There is no newspaper in the country that consistently tracks school choice programs better than the Wall Street Journal. Its latest editorial on this subject is no exception: it reports on two updated studies on school vouchers in Indiana and Louisiana.
The initial studies found that after two years of implementing a school voucher program, academic performance in English and math were not encouraging. But when tested after three years, there was much improvement: the disparity in test scores in Louisiana had been erased; in Indiana, voucher students fared better than their public school cohorts.
The newspaper aptly notes that it takes time for students to adjust to a private school, but that is not its most important observation. It says it is "a mistake to judge a voucher program entirely on standardized tests. There are many other indicators—from personal safety, to discipline, graduation rates and specialty curricula."

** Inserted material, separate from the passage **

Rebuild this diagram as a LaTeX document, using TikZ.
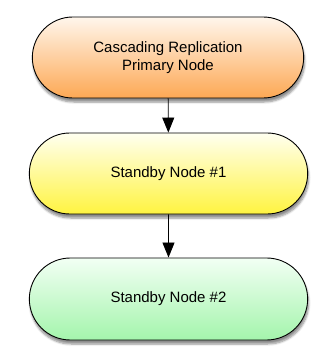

When I taught at a Catholic elementary school in Spanish Harlem in the 1970s, African-American and Puerto Rican parents told me that while they appreciated the curriculum, as well as the emphasis on Catholic values and discipline in the classroom, the number-one reason they sent their children to St. Lucy's was safety: they felt assured that when they picked their children up after school, they would be unharmed. By contrast, violence in neighborhood public schools was out-of-control.
This cannot be said enough. Rich urban whites, and their middle class suburban counterparts, have no idea how important the safety variable is for minorities, especially in the inner cities. That alone justifies school choice programs.
Kudos to the Wall Street Journal for giving this the attention it deserves.